Troisièmement, le juge statue par une ordonnance motivée soit en homologuant la peine, soit en la rejetant. Par conséquent, le juge n'a pas le pouvoir de renégocier ou de proposer autre chose. Il ne peut qu'accepter ou refuser la peine proposée par le procureur.

Enfin, quatrièmement, l'ordonnance d'homologation est lue en audience publique. Elle est immédiatement exécutoire.

Je précise que la procédure prévoit un double délai de réflexion : avant l'acceptation de la peine, il est possible de bénéficier d'un délai de réflexion de dix jours ; après le prononcé de la peine, la personne condamnée peut faire appel, avec une possibilité d'appel incident du parquet.

Evidemment, si la peine est refusée ou si elle n'est pas homologuée, l'affaire est renvoyée à l'audience du tribunal correctionnel, qui statue de façon classique.

Je crois également utile, mes chers collègues, de vous rappeler que les droits de la victime sont garantis par trois dispositions particulières.

Si la victime est identifiée, elle est informée de cette procédure sans délai et par tout moyen, et elle est invitée à comparaître à l'audience de l'homologation, accompagnée, le cas échéant, de son avocat. Elle peut alors se constituer partie civile et demander réparation.

Si la victime n'a pu exercer ce droit, le procureur de la République doit l'informer de son droit de lui demander de citer l'auteur des faits à une audience du tribunal correctionnel statuant sur les intérêts civils en cause.

En tout état de cause, la victime peut faire appel de l'ordonnance d'homologation.

Cela dit, il est probablement trop tôt pour dresser un bilan de ce que je vous ai présenté comme une modification fondamentale de la procédure pénale française.

Néanmoins, en nous rendant sur le terrain, en rencontrant des magistrats, des avocats et des greffiers, nous avons constaté, presque contre toute attente, une utilisation croissante et importante, pour ne pas dire déjà massive, de la procédure de CRPC.

A ce jour, 147 tribunaux de grande instance sur 181 utilisent cette procédure sur le territoire de la République.
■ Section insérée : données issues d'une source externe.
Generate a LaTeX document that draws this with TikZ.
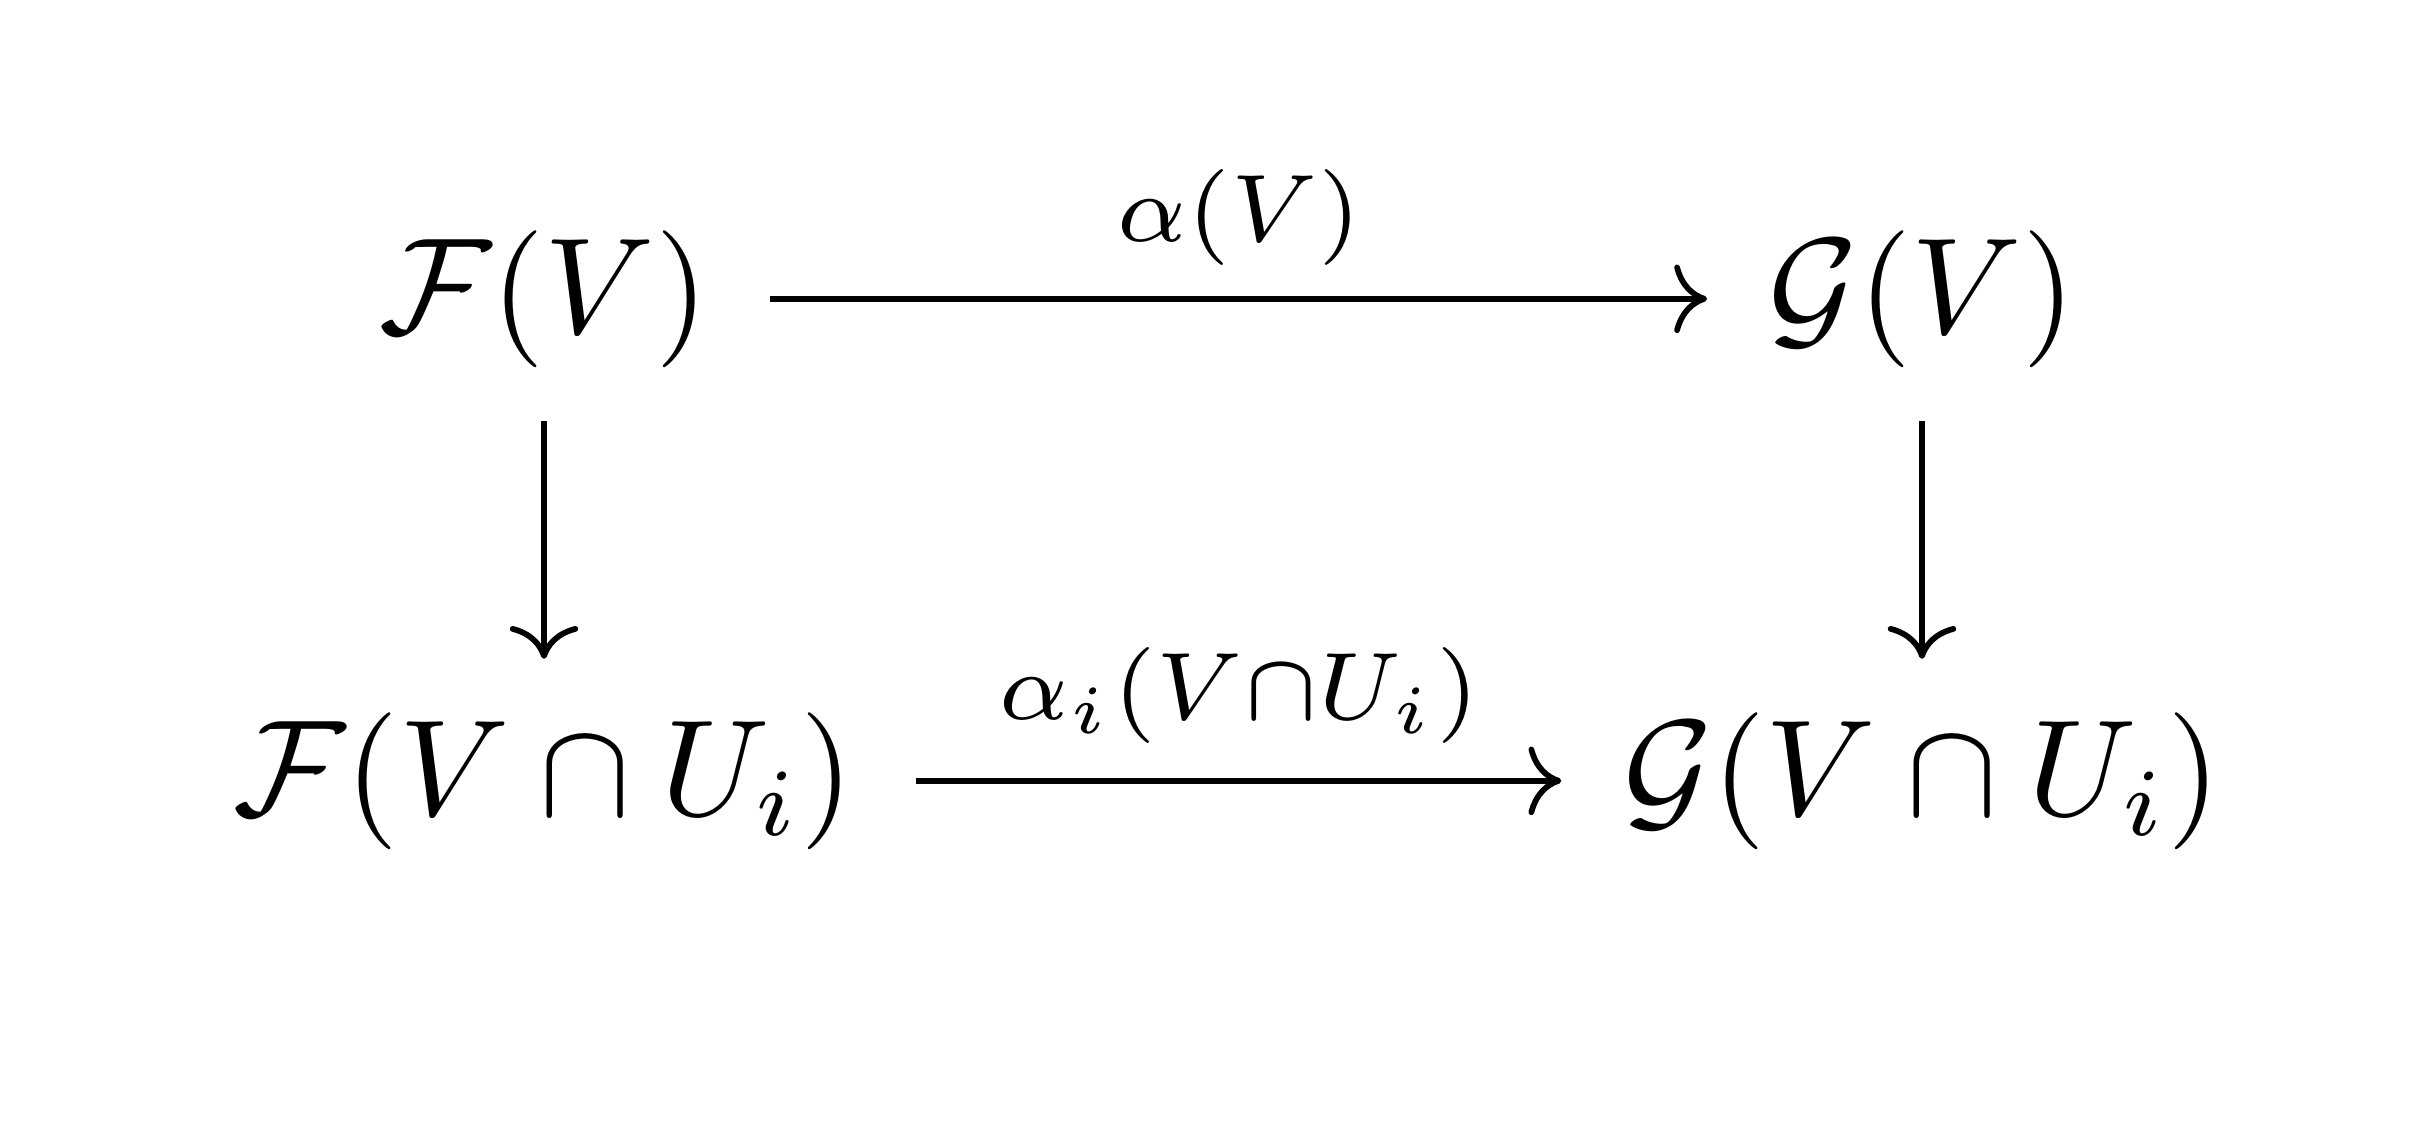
\documentclass[tikz,border=0pt]{standalone}
\usetikzlibrary{arrows.meta}
\begin{document}
\begin{tikzpicture}[x=0.07299pt,y=-0.07299pt,
  obj/.style={anchor=base,inner xsep=4.3pt,inner ysep=3.7pt,font=\fontsize{10}{12}\selectfont},
  lbl/.style={inner sep=0pt,font=\fontsize{7.1}{9}\selectfont},
  mor/.style={line width=0.42pt,-{Computer Modern Rightarrow[length=2.4pt,width=5pt]}}]
\useasboundingbox (0,0) rectangle (2432,1124);
\node[obj] (fv)  at (544,333) {$\mathcal{F}(V)$};
\node[obj] (gv)  at (1922,333) {$\mathcal{G}(V)$};
\node[obj] (fvu) at (544,815) {$\mathcal{F}(V\cap U_i)$};
\node[obj] (gvu) at (1922,815) {$\mathcal{G}(V\cap U_i)$};
\draw[mor] (fv.east) -- node[lbl,above,yshift=2.2pt] (la) {$\alpha(V)$} (gv.west);
\draw[mor] (fv.south) -- (fvu.north);
\draw[mor] (gv.south) -- (gvu.north);
\draw[mor] (fvu.east) -- node[lbl,above,yshift=2.5pt] (lb) {$\alpha_i(V{\cap}U_i)$} (gvu.west);
\end{tikzpicture}
\end{document}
Et, depuis sa mise en place, c'est-à-dire depuis le mois d'octobre 2004, plus de 10 000 affaires ont été traitées par cette voie, avec un taux d'homologation de l'ordre de 85 %.
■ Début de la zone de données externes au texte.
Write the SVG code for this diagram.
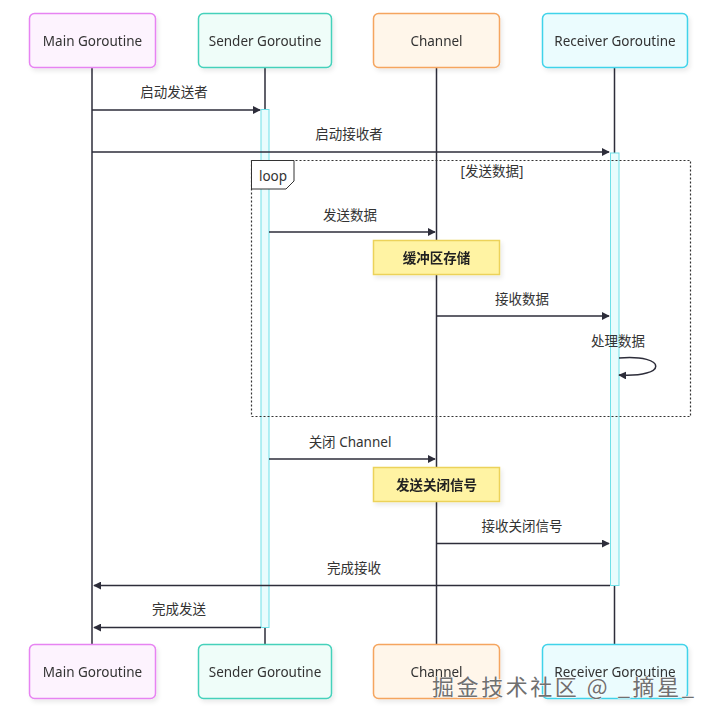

Nous constatons aussi une homogénéisation des pratiques, malgré certaines disparités. En effet, de fortes convergences se dégagent.

Tout d'abord, s'agissant du choix du contentieux, la CRPC est principalement utilisée pour les conduites en état alcoolique, généralement avec un taux supérieur à 0, 80 milligramme d'alcool par litre d'air expiré, ainsi que pour les conduites sans permis et sans assurance, généralement dans les cas de réitération ou de récidive.

Nous avons constaté que les procureurs privilégiaient cette procédure pour les infractions sans victime. Mais elle peut être retenue aussi pour les auteurs de vol ou de dégradation, de préférence toutefois lorsque ces infractions ont concerné des victimes « institutionnelles », à savoir des administrations publiques, des grandes surfaces ou des grosses sociétés.

Dans plusieurs tribunaux, la CRPC est également appliquée à certaines infractions au droit pénal du travail telles que le travail dissimulé ou les infractions aux règles d'hygiène et de sécurité, voire certaines infractions au droit pénal de la consommation.

Dans tous les cas, la procédure devant le procureur se déroule de manière similaire et le délai de réflexion n'a été utilisé que très rarement.

Les peines proposées par la grande majorité des parquets paraissent légèrement plus avantageuses que celles qui auraient été prononcées dans le cadre d'une audience correctionnelle classique. Toutefois, un double clivage persiste. D'une part, certains parquets appliquent la CRPC aux personnes déférées, c'est-à-dire aux personnes qui viennent d'être interpellées ou qui ont fait l'objet d'une garde à vue, tandis que d'autres s'y refusent et préfèrent utiliser cette procédure sur convocation. D'autre part, il s'agit de savoir si des peines d'emprisonnement ferme peuvent être prononcées à l'issue d'une telle procédure. Certains parquets, comme ceux de Paris, de Bobigny ou de Toulon, proposent des peines d'emprisonnement ferme, mais la majorité d'entre eux, semble-t-il, écartent cette possibilité.

La procédure de CRPC me semble bien acceptée aujourd'hui. Elle ne se serait d'ailleurs pas inscrite aussi rapidement dans notre paysage judiciaire si elle n'avait recueilli, en pratique, l'assentiment des acteurs de l'institution.

Il est vrai que, dans toutes les juridictions, la mise en oeuvre de la procédure a été précédée d'une concertation étroite entre le parquet, le siège et le barreau, en particulier quant au champ des infractions susceptibles de faire l'objet d'une CRPC et quant à l'éventail des sanctions proposées.

Au lendemain de l'adoption de la loi portant adaptation de la justice aux évolutions de la criminalité, cette adhésion n'allait pas de soi. En effet, la plupart des intervenants du monde judiciaire avaient indiqué leur extrême réserve à l'égard de cette nouvelle procédure, voire leur refus de participer à sa mise en place.